The final two lectures are more mathematical in nature. In the first, David Olive describes another of Dirac's creations, the magnetic monopole. While no such single magnetic charges have yet been observed, Olive describes the modern role of monopoles in the context of gauge-field theories.

In the last lecture, Michael Atiyah describes the profound implications of the Dirac equation for geometry and topology. These two lectures will be hard going for non-theoretical physicists, but taken as a whole, this collection succeeds admirably in capturing the unique scope of Dirac's physics and in giving some insight into Dirac the man.

Finally, many famous Dirac stories - illustrating his passion for precision - are recounted in this collection. My favourite concerns Dirac and Heisenberg taking a boat trip to Japan in 1929. In the evenings Heisenberg liked to dance, and Dirac, who did not, would sit in a chair and observe the dancers.
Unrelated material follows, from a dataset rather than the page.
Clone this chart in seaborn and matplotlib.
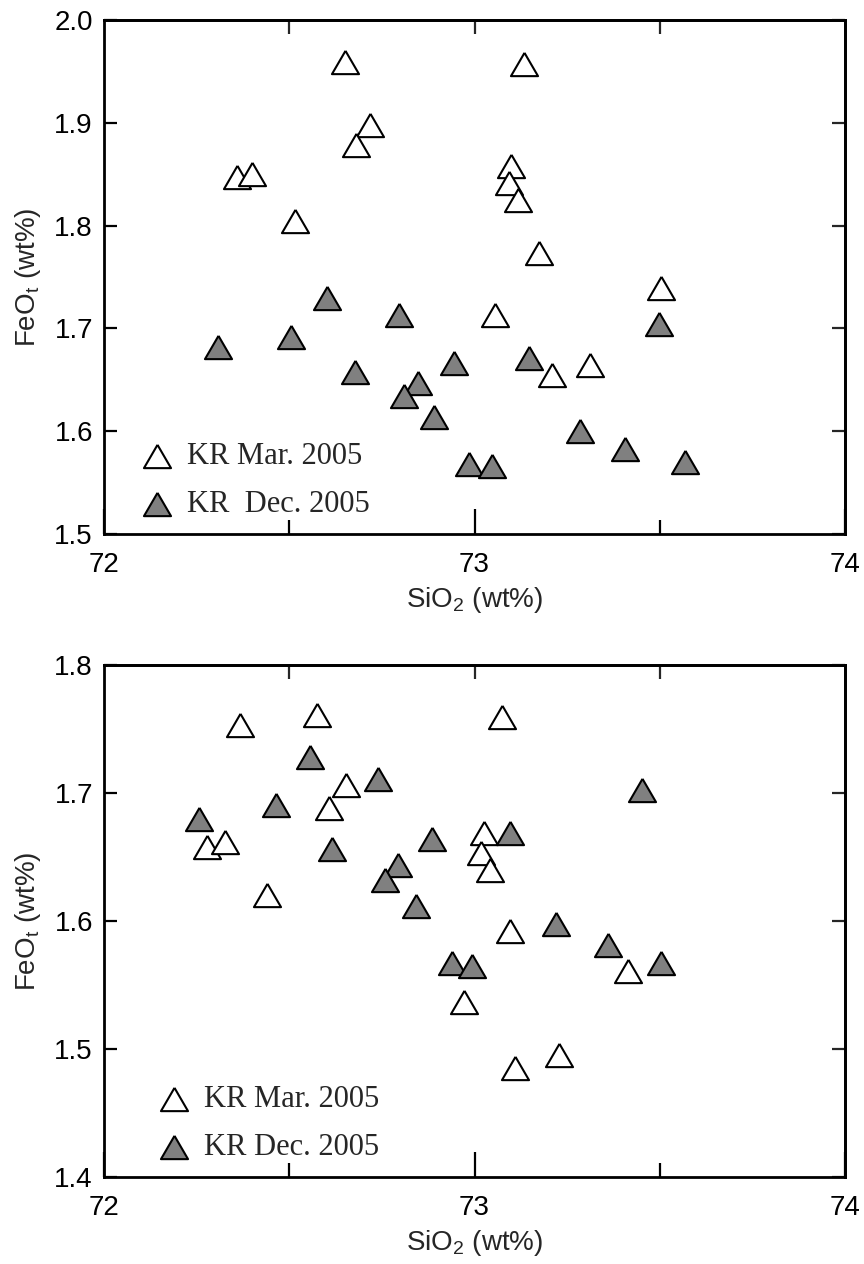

Heisenberg's story goes as follows: "Once I came back from a dance and took the chair beside him, and he asked me:'Heisenberg, why do you dance?' I said:'Well, when there are nice girls it is a pleasure to dance.' He thought for a long time about it, and after about five minutes he said: 'Heisenberg, how do you know beforehand that the girls are nice?'"

A. J. G. Hey is professor of computation and dean of engineering, University of Southampton.